The need to prevent such an unfair result is even more acute where the Smiths are currently seeking to repair their finances in bankruptcy. On the other hand, Chapman has not shown that he will be prejudiced by a decision to retain jurisdiction. The issues are not particularly complex and another judge will not likely bring any special expertise. Nor does this case present issues that are of special importance to the public or to state law, and comity does not dictate allowing the case to be heard in state court. Even if the Smiths dismissed their bankruptcy case, the foregoing relevant factors strongly indicate that jurisdiction of the adversary proceedings should be retained here.

After the intent to go ahead with trial of the Smiths’ case was announced from the bench, Mr. Chapman moved to dismiss his Adversary proceedings against them relying in part on the fact that he never moved in the Smiths’ bankruptcy case to modify the bankruptcy stay under 11 U.S.C. § 362. Of course, he should have taken that step long ago when the Smiths filed in bankruptcy, and of course, the Smiths should have raised the issue themselves if Chapman did not. Therefore, the action here will be dismissed for that reason unless one of the parties asks and receives in the Smiths’ bankruptcy case an order annulling stay as it affects the Adversary complaints against the Smiths in this proceeding. Smiths’ counsel stated his intent to seek such an order, but pending his effort to obtain such an order, the Smiths’ trial date has been delayed.

CONCLUSION

Based on the foregoing, Defendant Schwab is entitled to summary judgment on all counts of the Adversary proceeding against it, and final judgment will be entered in Schwab’s favor. Chapman’s motion for turnover of property held by Schwab has been denied as was his motion to strike the affidavits in support of Schwab’s motion for summary judgment. Jurisdiction over the consolidated Adversary cases will be retained to enter the final judgment in Schwab’s favor. Chapman’s motion to dismiss the Smiths’ counterclaim is denied, and the court will retain jurisdiction for trial on both the Chapman complaints and the Smiths’ counterclaim, provided that an order be entered in the Smiths bankruptcy case annulling stay so as to validate this Chapman litigation against them. If such order is not entered, the pending Chapman motion to dismiss at least Chapman’s complaints against the Smiths will be allowed. However, in that event the question will be considered whether the actions against the Smiths should be dismissed with prejudice or not, and then it would also be decided whether the Smiths’ counterclaim should be dismissed or tried here.

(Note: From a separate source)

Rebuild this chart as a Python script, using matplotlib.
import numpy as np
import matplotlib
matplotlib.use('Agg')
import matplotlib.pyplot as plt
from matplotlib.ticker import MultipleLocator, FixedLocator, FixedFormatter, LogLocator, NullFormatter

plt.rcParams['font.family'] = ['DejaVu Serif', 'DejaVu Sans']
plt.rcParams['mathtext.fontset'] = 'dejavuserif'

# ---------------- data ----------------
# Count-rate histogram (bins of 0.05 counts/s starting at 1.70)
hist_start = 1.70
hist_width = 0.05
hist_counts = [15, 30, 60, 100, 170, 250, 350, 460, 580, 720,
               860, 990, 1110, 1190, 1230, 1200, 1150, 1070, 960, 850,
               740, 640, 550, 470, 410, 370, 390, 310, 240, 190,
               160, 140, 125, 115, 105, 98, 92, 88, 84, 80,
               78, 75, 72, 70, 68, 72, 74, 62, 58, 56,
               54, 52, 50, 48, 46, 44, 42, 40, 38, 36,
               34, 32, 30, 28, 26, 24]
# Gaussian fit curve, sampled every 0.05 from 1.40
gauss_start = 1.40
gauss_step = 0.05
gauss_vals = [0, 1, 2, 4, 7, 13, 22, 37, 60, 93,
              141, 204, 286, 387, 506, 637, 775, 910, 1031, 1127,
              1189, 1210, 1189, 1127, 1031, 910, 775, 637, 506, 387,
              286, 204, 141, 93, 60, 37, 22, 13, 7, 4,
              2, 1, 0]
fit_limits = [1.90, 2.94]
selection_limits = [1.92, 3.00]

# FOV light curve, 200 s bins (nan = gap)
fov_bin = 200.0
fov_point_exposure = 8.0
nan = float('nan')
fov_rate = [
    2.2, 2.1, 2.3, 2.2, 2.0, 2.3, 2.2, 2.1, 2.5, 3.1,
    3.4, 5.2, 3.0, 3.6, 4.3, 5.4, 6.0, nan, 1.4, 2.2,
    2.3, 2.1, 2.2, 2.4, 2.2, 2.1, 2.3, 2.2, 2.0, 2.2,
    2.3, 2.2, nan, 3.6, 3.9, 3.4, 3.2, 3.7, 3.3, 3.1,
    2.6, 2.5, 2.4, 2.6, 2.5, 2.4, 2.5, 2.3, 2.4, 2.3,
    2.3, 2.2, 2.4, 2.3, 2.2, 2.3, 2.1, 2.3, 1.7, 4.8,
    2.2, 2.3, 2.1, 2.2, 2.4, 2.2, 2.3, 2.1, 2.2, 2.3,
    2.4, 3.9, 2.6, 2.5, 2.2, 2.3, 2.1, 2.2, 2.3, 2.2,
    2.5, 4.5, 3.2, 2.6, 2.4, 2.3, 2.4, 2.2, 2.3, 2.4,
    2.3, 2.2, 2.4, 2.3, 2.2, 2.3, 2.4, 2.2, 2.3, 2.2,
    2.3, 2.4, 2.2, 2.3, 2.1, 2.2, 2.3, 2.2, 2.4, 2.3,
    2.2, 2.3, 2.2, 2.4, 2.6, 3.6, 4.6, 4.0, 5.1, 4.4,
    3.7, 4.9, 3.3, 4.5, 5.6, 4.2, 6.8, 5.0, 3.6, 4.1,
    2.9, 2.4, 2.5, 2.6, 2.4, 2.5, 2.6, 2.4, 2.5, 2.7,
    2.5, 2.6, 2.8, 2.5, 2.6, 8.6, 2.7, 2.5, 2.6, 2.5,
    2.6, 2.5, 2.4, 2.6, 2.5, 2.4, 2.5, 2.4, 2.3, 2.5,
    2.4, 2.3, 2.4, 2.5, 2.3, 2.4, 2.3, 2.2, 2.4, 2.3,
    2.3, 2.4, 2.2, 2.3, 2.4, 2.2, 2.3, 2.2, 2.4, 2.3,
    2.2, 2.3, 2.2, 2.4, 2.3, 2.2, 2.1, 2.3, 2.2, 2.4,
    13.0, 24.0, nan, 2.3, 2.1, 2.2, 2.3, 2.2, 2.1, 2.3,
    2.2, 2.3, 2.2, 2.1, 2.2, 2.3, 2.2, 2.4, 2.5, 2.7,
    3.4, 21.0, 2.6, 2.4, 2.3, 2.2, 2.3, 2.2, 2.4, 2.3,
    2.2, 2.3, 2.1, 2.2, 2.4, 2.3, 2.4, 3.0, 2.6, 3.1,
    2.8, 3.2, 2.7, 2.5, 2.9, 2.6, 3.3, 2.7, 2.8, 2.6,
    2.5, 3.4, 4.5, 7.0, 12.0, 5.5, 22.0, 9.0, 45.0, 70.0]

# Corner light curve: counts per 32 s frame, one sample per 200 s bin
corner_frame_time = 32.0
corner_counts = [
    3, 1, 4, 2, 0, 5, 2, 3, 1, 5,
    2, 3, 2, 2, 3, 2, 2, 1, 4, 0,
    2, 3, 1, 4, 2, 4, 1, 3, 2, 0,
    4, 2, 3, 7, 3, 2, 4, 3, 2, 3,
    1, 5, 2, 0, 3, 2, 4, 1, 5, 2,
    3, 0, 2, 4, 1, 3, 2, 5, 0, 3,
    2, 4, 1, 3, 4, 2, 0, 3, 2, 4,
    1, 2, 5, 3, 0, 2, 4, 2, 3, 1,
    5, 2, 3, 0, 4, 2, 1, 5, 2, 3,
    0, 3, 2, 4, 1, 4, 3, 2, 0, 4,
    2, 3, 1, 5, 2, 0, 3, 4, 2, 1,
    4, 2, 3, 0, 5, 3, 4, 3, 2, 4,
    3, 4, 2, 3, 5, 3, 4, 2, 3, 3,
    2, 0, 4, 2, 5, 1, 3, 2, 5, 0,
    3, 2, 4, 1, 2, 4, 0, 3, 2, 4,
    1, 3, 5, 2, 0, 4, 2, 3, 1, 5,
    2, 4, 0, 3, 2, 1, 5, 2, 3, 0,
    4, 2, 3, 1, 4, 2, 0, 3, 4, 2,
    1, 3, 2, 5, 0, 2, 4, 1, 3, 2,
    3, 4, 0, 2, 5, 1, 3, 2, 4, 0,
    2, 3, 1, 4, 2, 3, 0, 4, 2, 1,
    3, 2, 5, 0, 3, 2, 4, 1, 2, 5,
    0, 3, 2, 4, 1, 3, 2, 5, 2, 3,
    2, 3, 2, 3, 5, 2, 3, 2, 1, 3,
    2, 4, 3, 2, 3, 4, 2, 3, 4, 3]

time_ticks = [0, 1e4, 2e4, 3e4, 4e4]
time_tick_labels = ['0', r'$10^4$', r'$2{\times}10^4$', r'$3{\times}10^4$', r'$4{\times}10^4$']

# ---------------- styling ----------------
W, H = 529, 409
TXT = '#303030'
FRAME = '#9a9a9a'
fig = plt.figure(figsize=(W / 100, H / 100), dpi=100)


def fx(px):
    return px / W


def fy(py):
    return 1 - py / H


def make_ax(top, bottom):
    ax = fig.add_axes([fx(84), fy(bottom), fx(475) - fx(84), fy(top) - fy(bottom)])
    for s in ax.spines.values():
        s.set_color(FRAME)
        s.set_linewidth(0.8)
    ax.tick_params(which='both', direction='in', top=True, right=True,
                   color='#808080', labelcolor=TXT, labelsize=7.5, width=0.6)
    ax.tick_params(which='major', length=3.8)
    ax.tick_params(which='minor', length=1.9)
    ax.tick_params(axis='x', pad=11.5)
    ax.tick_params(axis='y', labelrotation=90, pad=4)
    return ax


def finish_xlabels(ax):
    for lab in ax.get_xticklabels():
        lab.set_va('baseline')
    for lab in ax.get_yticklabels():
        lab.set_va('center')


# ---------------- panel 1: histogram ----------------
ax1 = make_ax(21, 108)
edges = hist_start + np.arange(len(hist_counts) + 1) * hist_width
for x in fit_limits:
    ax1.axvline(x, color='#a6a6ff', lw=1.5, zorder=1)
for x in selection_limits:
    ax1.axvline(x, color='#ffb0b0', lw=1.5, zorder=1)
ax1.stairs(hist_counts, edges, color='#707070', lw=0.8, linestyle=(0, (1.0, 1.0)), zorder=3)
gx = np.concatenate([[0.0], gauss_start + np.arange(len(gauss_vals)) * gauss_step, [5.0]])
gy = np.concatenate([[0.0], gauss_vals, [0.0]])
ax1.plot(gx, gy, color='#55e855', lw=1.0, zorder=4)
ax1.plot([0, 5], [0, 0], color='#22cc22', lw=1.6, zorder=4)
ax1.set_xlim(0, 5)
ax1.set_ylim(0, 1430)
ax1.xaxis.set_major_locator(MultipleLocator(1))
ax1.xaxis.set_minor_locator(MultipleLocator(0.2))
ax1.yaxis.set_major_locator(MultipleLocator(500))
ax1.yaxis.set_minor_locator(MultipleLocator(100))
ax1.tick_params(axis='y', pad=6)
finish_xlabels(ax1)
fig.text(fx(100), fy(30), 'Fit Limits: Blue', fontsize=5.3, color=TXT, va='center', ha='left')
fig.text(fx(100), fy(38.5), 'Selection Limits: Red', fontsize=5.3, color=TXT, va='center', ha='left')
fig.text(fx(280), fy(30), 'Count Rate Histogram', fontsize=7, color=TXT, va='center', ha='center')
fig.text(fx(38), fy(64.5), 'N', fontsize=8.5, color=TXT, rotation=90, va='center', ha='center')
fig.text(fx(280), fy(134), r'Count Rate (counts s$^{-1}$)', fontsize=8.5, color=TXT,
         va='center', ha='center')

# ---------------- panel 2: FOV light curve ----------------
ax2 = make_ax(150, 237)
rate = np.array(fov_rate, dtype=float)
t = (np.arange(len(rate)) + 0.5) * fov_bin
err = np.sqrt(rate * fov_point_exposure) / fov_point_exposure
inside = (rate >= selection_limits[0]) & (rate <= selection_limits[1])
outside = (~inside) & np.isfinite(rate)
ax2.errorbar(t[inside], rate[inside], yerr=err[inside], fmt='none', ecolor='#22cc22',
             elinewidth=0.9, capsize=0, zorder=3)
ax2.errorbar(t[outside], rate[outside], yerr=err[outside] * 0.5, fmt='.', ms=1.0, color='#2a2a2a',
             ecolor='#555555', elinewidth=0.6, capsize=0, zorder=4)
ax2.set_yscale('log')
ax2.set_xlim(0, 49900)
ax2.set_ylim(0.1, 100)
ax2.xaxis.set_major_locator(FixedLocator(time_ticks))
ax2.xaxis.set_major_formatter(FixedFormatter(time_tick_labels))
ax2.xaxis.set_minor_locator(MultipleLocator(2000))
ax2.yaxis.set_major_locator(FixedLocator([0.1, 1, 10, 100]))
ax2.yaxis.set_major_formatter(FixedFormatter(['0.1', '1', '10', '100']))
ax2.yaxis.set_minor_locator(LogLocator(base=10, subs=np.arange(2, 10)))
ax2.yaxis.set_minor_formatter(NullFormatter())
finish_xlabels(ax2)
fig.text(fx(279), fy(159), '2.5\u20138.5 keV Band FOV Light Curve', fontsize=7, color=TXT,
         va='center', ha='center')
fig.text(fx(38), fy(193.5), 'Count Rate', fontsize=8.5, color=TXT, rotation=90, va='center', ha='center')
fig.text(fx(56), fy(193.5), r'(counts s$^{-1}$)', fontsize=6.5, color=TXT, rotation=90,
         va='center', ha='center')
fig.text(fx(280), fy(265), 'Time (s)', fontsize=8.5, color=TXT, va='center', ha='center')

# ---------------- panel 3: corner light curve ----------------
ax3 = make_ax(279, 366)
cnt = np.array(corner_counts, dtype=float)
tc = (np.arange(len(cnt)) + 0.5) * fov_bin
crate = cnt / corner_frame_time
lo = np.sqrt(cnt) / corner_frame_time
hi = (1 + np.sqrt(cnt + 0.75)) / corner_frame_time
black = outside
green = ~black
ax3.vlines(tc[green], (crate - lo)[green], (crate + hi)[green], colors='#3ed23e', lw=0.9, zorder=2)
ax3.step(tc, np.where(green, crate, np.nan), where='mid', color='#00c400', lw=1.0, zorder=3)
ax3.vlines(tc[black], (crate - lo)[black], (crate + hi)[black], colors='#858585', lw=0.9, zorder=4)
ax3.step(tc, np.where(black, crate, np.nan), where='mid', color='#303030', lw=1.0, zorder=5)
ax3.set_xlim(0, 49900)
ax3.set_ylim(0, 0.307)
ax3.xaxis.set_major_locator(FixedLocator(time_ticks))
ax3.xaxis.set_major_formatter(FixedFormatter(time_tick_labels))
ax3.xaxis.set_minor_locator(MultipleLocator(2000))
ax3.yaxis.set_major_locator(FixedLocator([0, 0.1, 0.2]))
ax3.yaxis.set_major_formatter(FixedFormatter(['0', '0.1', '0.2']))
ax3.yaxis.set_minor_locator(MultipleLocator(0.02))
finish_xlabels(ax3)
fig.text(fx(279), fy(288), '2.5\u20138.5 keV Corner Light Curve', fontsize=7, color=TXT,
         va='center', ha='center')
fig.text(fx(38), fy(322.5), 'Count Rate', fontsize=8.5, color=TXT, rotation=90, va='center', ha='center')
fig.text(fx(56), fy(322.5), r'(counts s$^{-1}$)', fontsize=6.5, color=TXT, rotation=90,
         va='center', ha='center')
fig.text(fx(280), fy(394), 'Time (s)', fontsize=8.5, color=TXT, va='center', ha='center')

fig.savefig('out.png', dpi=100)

Pursuant to Rule 7056 [Rule 56(d) Fed. R.Civ.P.] the Undisputed Facts Nos. 1 through and including 25 set forth herein-above are found not to be in dispute, and those fact findings have by separate order been deemed binding on the parties to these consolidated litigations and applied to the forthcoming trial. Finally, since Chapman submitted nothing at all in compliance with the Final Pretrial Order, an order was separately entered in limine limiting his use of witnesses at trial to himself and those listed by the Smiths, and limiting his documents to those listed by the Smiths and those contained within the filed pleadings. 
      
      . Chapman represents himself, but he certainly is not a typical pro se litigant. He has considerable experience litigating in both state and federal courts. Chapman has been described as a “prolific pro se litigator in this district''. Chapman v. Ontra, Inc., 1997 WL 321681 (N.D.Ill. June 6, 1997). One opinion observed that Chapman "has cut a wide swath through the federal court system.’’ Chapman v. Village of Homewood, 960 F.Supp. 127 (N.D.Ill.1997) His cases in this District and Circuit have included: Chapman v. Village of Matteson, 165 F.3d 31 (7th Cir. 1998); Chapman v. Krop. 1997 WL 598126 (N.D.Ill. Sept. 19, 1997); Chapman v. Illinois, No. 96-1254, 1996 WL 590554 (7th Cir. Oct. 10, 1996); Chapman v. Currie Motors, Inc., 65 F.3d 78 (7th Cir. 1995); Chapman v. Burton Berger & Assocs., 154 B.R. 258 (Bankr. N.D.Ill.), aff'd, 159 B.R. 812 (N.D.Ill.1993), aff'd, No. 93-3525, 1995 WL 21519 (7th Cir. Jan. 18, 1995), cert. denied, 516 U.S. 853, 116 S.Ct. 153, 133 L.Ed.2d 97 (1995); Chapman v. Illinois, No. 92 C 0120, 1992 WL 6710 (N.D.Ill. Jan. 13, 1992), aff'd, No. 92-1385, 1992 WL 374017 (7th Cir. Dec. 18, 1992); Chapman v. Gasperec, No. 96 C 5299, 1996 WL 515186 (N.D.Ill. Sept. 6, 1996); Chapman v. Citicorp Mortgage, Inc., Nos. 92 C 2862, 90 B 14910, 1992 WL 157499 (N.D.Ill. Jun. 23, 1992); and Chapman v. Citicorp Mortgage Inc., No. 91 C 7990, 1992 WL 59289 (N.D.Ill. March 20, 1992).